Rachel Lang offre une plongée troublante et inattendue au cœur d’une communauté obscure et interroge la carrière militaire sous le prisme de l’amour et de la famille
Mon Légionnaire, le deuxième long métrage de Rachel Lang, présenté en clôture de la Quinzaine des Réalisateurs du 74e Festival de Cannes, est une histoire de guerre, d’engagement. C’est une histoire d’amour. Ou plutôt, c’est une histoire sur ceux qui font la guerre, celles qui entretiennent l’amour.
Un monde où les hommes font la guerre, les femmes s’occupent du reste. Un monde d’opposition, mais où finalement, les frustrations, les attentes et les fragilités se rejoignent. Le film débute avec des corps, jeunes, plutôt, athlétiques, surement, qui dansent en uniforme. Une scène de boîte de nuit, sorte de parenthèse formelle qui introduit un récit lancinant qui fait écho aux interrogations qui traversent comme une lame de fond la vie d’un camp militaire. Des questions universelles, là où on ne les attend pas. Peut-on s’aimer quand on est loin de l’autre, et si oui, comment ? Peut-on obéir à plusieurs loyautés, et la vie de famille est-elle soluble dans l’institution militaire ?
Maxime (Louis Garrel) aime Céline (Camille Cottin). Nika (Ina Marija Bartaité) aime Vlad (Aleksandr Kuznetsov). Ils sont jeunes, ils sont beaux, ils sentent bon le sable chaud, mais contrairement au légionnaire de la chanson, sur leur cœur à eux n’est pas inscrit "Personne". Malgré la résistance de l’institution, malgré l’exclusivité de la Légion, ils essaient de faire couple, envers et contre tout, et de vivre leur amour.
Seulement comment aimer sereinement quand la mort est au tournant ? La vie militaire ne s’accommode pas de serments éternels, et l’inquiétude est l’état par défaut de ces coeurs en attente. Maxime et Vlad attendent l’ennemi, au fin fond du Mali. Céline et Nika attendent leurs hommes, isolées en Corse, insulaires jusque dans leur amour.

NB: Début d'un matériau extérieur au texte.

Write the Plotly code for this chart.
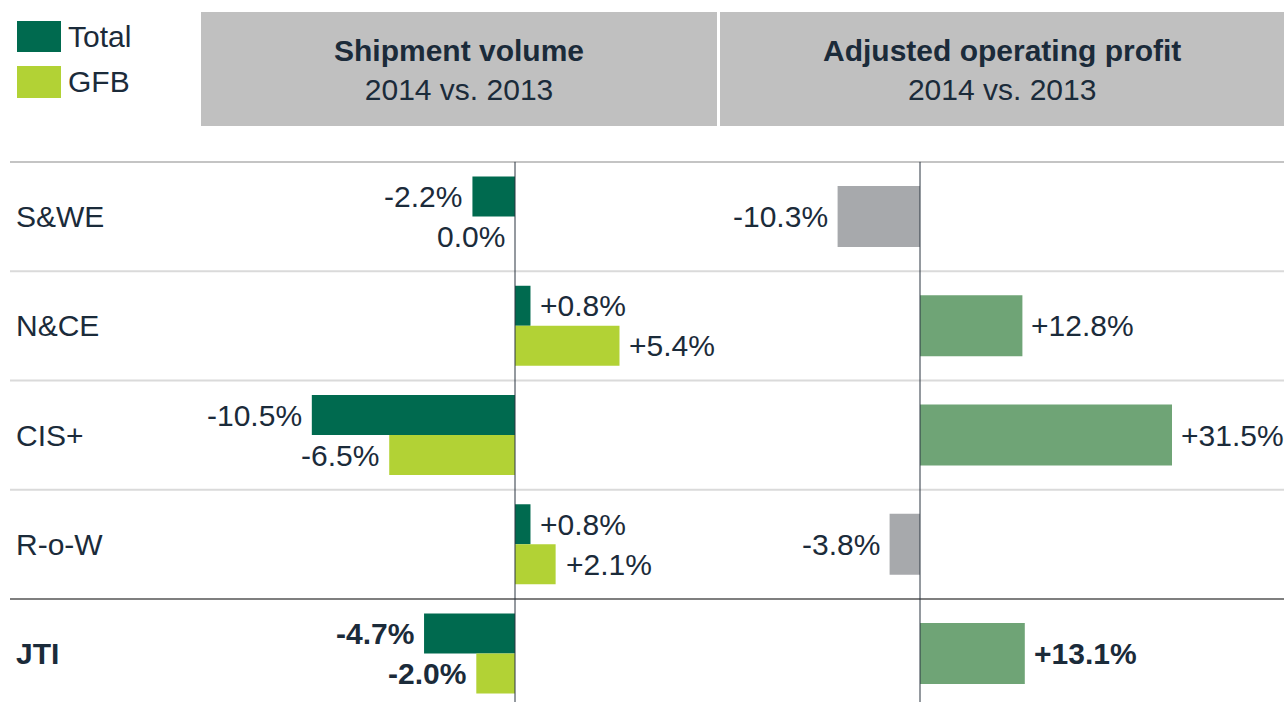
import plotly.graph_objects as go

# ---- data ----
regions = ["S&WE", "N&CE", "CIS+", "R-o-W", "JTI"]
vol_total = [-2.2, 0.8, -10.5, 0.8, -4.7]
vol_gfb = [0.0, 5.4, -6.5, 2.1, -2.0]
profit = [-10.3, 12.8, 31.5, -3.8, 13.1]
series_names = ["Total", "GFB"]
header_titles = ["Shipment volume", "Adjusted operating profit"]
header_sub = "2014 vs. 2013"

# ---- style ----
W, H = 1284, 702
TXT = "#1b2b3a"
C_TOTAL = "#006a4f"
C_GFB = "#b2d235"
C_POS = "#6fa476"
C_NEG = "#a7a9ac"
FONT = "Liberation Sans, Arial, sans-serif"
FS = 30

row_h = 109.25
top_row_center = 216.5
y_top = -top_row_center / row_h
y_bot = y_top + H / row_h

s1, z1 = 19.35, 515.0   # px per %, zero px for shipment
s2, z2 = 8.0, 920.0     # px per %, zero px for profit
split = 720.0

fig = go.Figure()
fig.add_trace(go.Bar(y=regions, x=vol_total, orientation="h", name=series_names[0],
                     marker=dict(color=C_TOTAL, line=dict(width=0)), xaxis="x", yaxis="y",
                     showlegend=False))
fig.add_trace(go.Bar(y=regions, x=vol_gfb, orientation="h", name=series_names[1],
                     marker=dict(color=C_GFB, line=dict(width=0)), xaxis="x", yaxis="y",
                     showlegend=False))
fig.add_trace(go.Bar(y=regions, x=profit, orientation="h", name="Profit", width=0.56,
                     marker=dict(color=[C_POS if v > 0 else C_NEG for v in profit], line=dict(width=0)),
                     xaxis="x2", yaxis="y2", showlegend=False))


def fmt(v, bold):
    s = (f"+{v:.1f}%" if v > 0 else f"{v:.1f}%")
    return f"<b>{s}</b>" if bold else s


ann = []
shapes = []
for i, r in enumerate(regions):
    bold = (r == "JTI")
    for vals, ysh in ((vol_total, 20), (vol_gfb, -20)):
        v = vals[i]
        ann.append(dict(x=v, y=r, xref="x", yref="y", text=fmt(v, bold), showarrow=False,
                        xanchor="left" if v > 0 else "right", xshift=8 if v > 0 else -8,
                        yshift=ysh, font=dict(size=FS, color=TXT, family=FONT)))
    v = profit[i]
    ann.append(dict(x=v, y=r, xref="x2", yref="y2", text=fmt(v, bold), showarrow=False,
                    xanchor="left" if v > 0 else "right", xshift=7 if v > 0 else -8,
                    font=dict(size=FS, color=TXT, family=FONT)))
    ann.append(dict(x=14 / W, y=r, xref="paper", yref="y", text=f"<b>{r}</b>" if bold else r,
                    showarrow=False, xanchor="left", font=dict(size=FS, color=TXT, family=FONT)))

# row separators
for k in range(len(regions)):
    yb = k - 0.5
    col = "#c4c4c4" if k == 0 else ("#7f7f7f" if k == len(regions) - 1 else "#dadada")
    shapes.append(dict(type="line", xref="paper", yref="y", x0=10 / W, x1=1, y0=yb, y1=yb,
                       line=dict(color=col, width=2), layer="below"))

# zero lines
shapes.append(dict(type="line", xref="x", yref="y", x0=0, x1=0, y0=-0.5, y1=y_bot,
                   line=dict(color="#2a3540", width=1)))
shapes.append(dict(type="line", xref="x2", yref="y", x0=0, x1=0, y0=-0.5, y1=y_bot,
                   line=dict(color="#2a3540", width=1)))

# header boxes
boxes = [(201, 717), (720, W)]
for (a, b), t in zip(boxes, header_titles):
    shapes.append(dict(type="rect", xref="paper", yref="paper", x0=a / W, x1=b / W,
                       y0=1 - 126 / H, y1=1 - 12 / H, fillcolor="#c0c0c0", line=dict(width=0),
                       layer="below"))
    ann.append(dict(x=(a + b) / 2 / W, y=1 - 70 / H, xref="paper", yref="paper",
                    text=f"<b>{t}</b><br>{header_sub}", showarrow=False, xanchor="center",
                    yanchor="middle", align="center",
                    font=dict(size=FS, color=TXT, family=FONT)))

# legend
for (y0, y1), c, n in zip(((21, 52), (66, 98)), (C_TOTAL, C_GFB), series_names):
    shapes.append(dict(type="rect", xref="paper", yref="paper", x0=17 / W, x1=61 / W,
                       y0=1 - y1 / H, y1=1 - y0 / H, fillcolor=c, line=dict(width=0)))
    ann.append(dict(x=66 / W, y=1 - (y0 + y1) / 2 / H, xref="paper", yref="paper", text=n,
                    showarrow=False, xanchor="left", yanchor="middle",
                    font=dict(size=FS, color=TXT, family=FONT)))

fig.update_layout(
    width=W, height=H, margin=dict(l=0, r=0, t=0, b=0),
    paper_bgcolor="white", plot_bgcolor="rgba(0,0,0,0)",
    barmode="group", bargap=0.268, bargroupgap=0,
    font=dict(family=FONT, color=TXT),
    xaxis=dict(domain=[0, split / W], range=[-z1 / s1, (split - z1) / s1], visible=False,
               fixedrange=True),
    xaxis2=dict(domain=[split / W, 1], range=[-(z2 - split) / s2, (W - z2) / s2],
                visible=False, fixedrange=True, anchor="y2"),
    yaxis=dict(domain=[0, 1], range=[y_bot, y_top], visible=False, type="category",
               categoryorder="array", categoryarray=regions, fixedrange=True),
    yaxis2=dict(domain=[0, 1], range=[y_bot, y_top], visible=False, type="category",
                categoryorder="array", categoryarray=regions, anchor="x2", fixedrange=True),
    annotations=ann, shapes=shapes,
)

fig.write_html("out.html", config={"displayModeBar": False},
               post_script="document.body.style.margin='0';document.body.style.padding='0';"
                           "document.body.style.overflow='hidden';")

Rachel Lang attaque l’armée (concrètement la Légion Etrangère) par un angle incongru, s’immisçant dans son intimité. L’intimité du métier, la vie de bivouac, la complicité mais aussi l’extrême solitude des hommes. Et l’attente, toujours l’attente, celle des ordres et des commandements, celle de l’ennemi, celle de la mort. L’attente aussi des femmes, des mères et des épouses retranchées dans la base, horizon d’espoir des hommes, qui doivent elles aussi gérer l’incertitude, et le maintien du lien, la difficile reconnexion.

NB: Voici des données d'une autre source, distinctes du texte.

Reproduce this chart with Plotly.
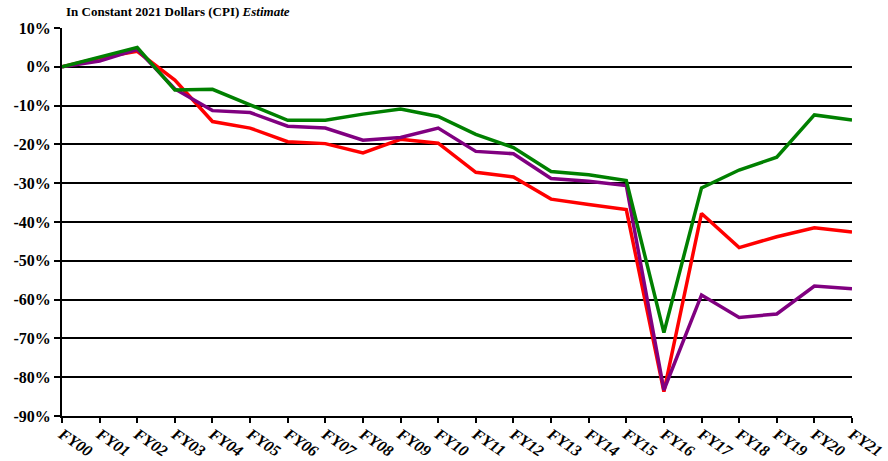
import plotly.graph_objects as go

# Fiscal years on the category axis
years = ["FY00", "FY01", "FY02", "FY03", "FY04", "FY05", "FY06", "FY07",
         "FY08", "FY09", "FY10", "FY11", "FY12", "FY13", "FY14", "FY15",
         "FY16", "FY17", "FY18", "FY19", "FY20", "FY21"]

# Percent change from FY00, constant 2021 dollars
series_red = [0, 2.3, 4.0, -3.4, -14.1, -15.8, -19.3, -19.8, -22.2, -18.7,
              -19.7, -27.2, -28.4, -34.1, -35.5, -36.8, -83.7, -37.8,
              -46.6, -43.8, -41.5, -42.6]
series_purple = [0, 1.5, 4.5, -5.7, -11.3, -11.8, -15.3, -15.8, -18.9, -18.2,
                 -15.8, -21.8, -22.4, -28.8, -29.5, -30.6, -83.3, -58.8,
                 -64.6, -63.7, -56.5, -57.2]
series_green = [0, 2.5, 5.0, -6.0, -5.8, -9.8, -13.8, -13.8, -12.2, -10.9,
                -12.8, -17.4, -20.8, -27.0, -27.8, -29.3, -68.5, -31.2,
                -26.6, -23.3, -12.4, -13.7]

y_ticks = list(range(10, -100, -10))
y_labels = [f"{v}%" for v in y_ticks]

fig = go.Figure()
for name, vals, color in [("Red", series_red, "#FF0000"),
                          ("Purple", series_purple, "#800080"),
                          ("Green", series_green, "#008000")]:
    fig.add_trace(go.Scatter(x=years, y=vals, mode="lines", name=name,
                             line=dict(color=color, width=3.5),
                             showlegend=False, cliponaxis=False))

fig.update_layout(
    width=888, height=461,
    margin=dict(l=62, r=36, t=28, b=45),
    paper_bgcolor="white", plot_bgcolor="white",
    font=dict(family="Liberation Serif", color="black"),
)

fig.update_xaxes(
    type="category", range=[0, 21], automargin=False,
    showgrid=False, zeroline=False,
    showline=True, linecolor="black", linewidth=2,
    ticks="outside", ticklen=5, tickwidth=2, tickcolor="black",
    tickangle=34, ticklabelstandoff=-4,
    tickfont=dict(family="Liberation Serif", size=16, color="black",
                  weight="bold", style="italic"),
)

fig.update_yaxes(
    range=[-90, 10], tickvals=y_ticks, ticktext=y_labels, automargin=False,
    showgrid=True, gridcolor="black", gridwidth=2,
    zeroline=True, zerolinecolor="black", zerolinewidth=2,
    showline=True, linecolor="black", linewidth=2,
    ticks="outside", ticklen=6, tickwidth=2, tickcolor="black",
    tickfont=dict(family="Liberation Serif", size=16, color="black",
                  weight="bold"),
)

fig.add_annotation(
    xref="paper", yref="paper", x=0, y=1, xanchor="left", yanchor="bottom",
    xshift=2, yshift=7, showarrow=False,
    text="In Constant 2021 Dollars (CPI) <i>Estimate</i>",
    font=dict(family="Liberation Serif", size=13, color="black", weight="bold"),
)

fig.write_html("out.html")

Le film et ses histoires d’amour se déploient sur un rythme lancinant, prenant le temps d’écouter les silences, de deviner les mots qu’on ne dit pas. Le temps de laisser venir un baiser, ou de voir les saisons passer. Dans le rôle des jeunes amoureux, on retrouve Kuznetsov (découvert à Cannes en 2018 dans Leto et Bartaité (jeune comédienne découverte dans Peace to Us in Our Dreams, et décédée tragiquement en avril dernier. Tous deux incarnent avec intensité et mystère les jeunes amoureux éloignés par la Légion. Dans le rôle du couple installé, Garrel et Cottin surprennent par leur engagement, là où on ne les attendaient pas, luttant pour surmonter les silences, et réparer les fragilités.